Portugal tem diversas estratégias implementadas que em muito contribuem para a redução sustentada da curva, nomeadamente, o acesso ao tratamento uniforme e eficaz, o uso dos testes moleculares de resistências e as estratégias facilitadoras da toma da medicação. O rastreio sistemático de doença nas pessoas mais suscetíveis, tal como o protocolo estabelecido com o Serviço de Intervenção nos Comportamentos Aditivos e nas Dependências, e o protocolo de rastreio de tuberculose nos estabelecimentos prisionais, estabelecido com a Direção Geral de Reinserção e Serviços Prisionais, são exemplos de estratégias dirigidas às pessoas mais vulneráveis, sustentadas em boas práticas e na evidência.
O trabalho desenvolvido com organizações de base comunitária na promoção da literacia, no incentivo e facilitação da toma da medicação, na sensibilização para a importância do rastreio, especialmente quando expostos a um novo caso e quando existe necessidade de administração de tratamento preventivo, favorece a redução de futuros novos casos, contribuindo para a concretização dos objetivos até 2035.
Uma visão para 2030
O novo plano estratégico para 2023-2030 da Stop TB Partnership, que está atualmente em elaboração, reforça a importância de incluir a tuberculose nos Objectivos de Desenvolvimento Sustentável.
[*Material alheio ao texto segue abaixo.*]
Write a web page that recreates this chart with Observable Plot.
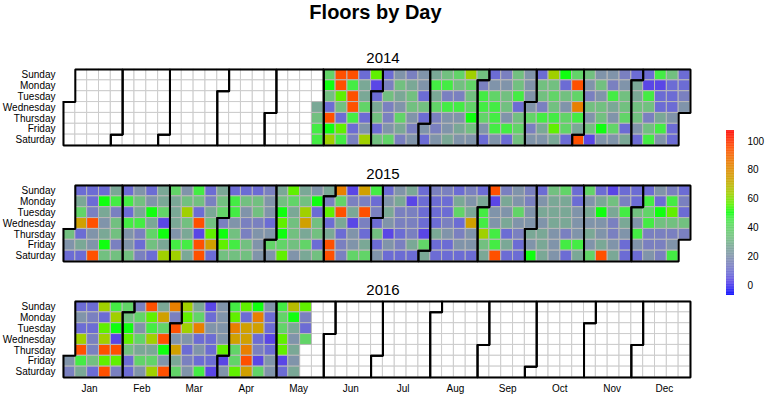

Os cuidados integrados, centrados no doente, as políticas de suporte e o incentivo à investigação, a abordagem multisectorial, envolvendo os diferentes níveis de cuidados de saúde e a ligação aos vários parceiros, cuidando dos que são mais suscetíveis e garantindo o acesso de todas as pessoas, constituem os grandes pilares para o controlo e eliminação da doença.
Em 2021, no sentido de redefinir estratégias com vista ao controlo e eliminação da Tuberculose, Portugal apresentou a sua candidatura ao projeto “Country support for TB elimination in Europe (ECDC/2019/030)” promovido pelo European Centre for Disease Prevention and Control (ECDC).
Na análise das estratégias já implementadas em Portugal e publicadas no Roadmap for delivery of integrated tuberculosis services for vulnerable populations in Portugal, identificam-se alguns desafios: 1) as estratégias em Portugal estiveram até agora, maioritariamente direcionadas para a identificação dos casos de tuberculose ativa, sendo necessária a aposta nas estratégias de rastreio dos mais suscetíveis e no tratamento preventivo, 2) os cuidados de saúde em tuberculose existem de forma gratuita para todos, contudo, devem ser acessíveis e do conhecimento da população, 3) os dados de vigilância epidemiológica devem ser analisados de forma sistemática a nível nacional e regional, 4) o financiamento é fundamental para a atuação dos diferentes parceiros na comunidade e 5) as estratégias devem ser centradas no doente, em articulação com a resposta comunitária.
Assim, para o controlo da tuberculose em Portugal é fundamental, oferecer cuidados de forma simultânea ao doente e à sua família, promovendo a adesão ao tratamento. O rastreio dos mais suscetíveis e o tratamento preventivo constituem as estratégias com mais impacto na redução de futuros novos casos.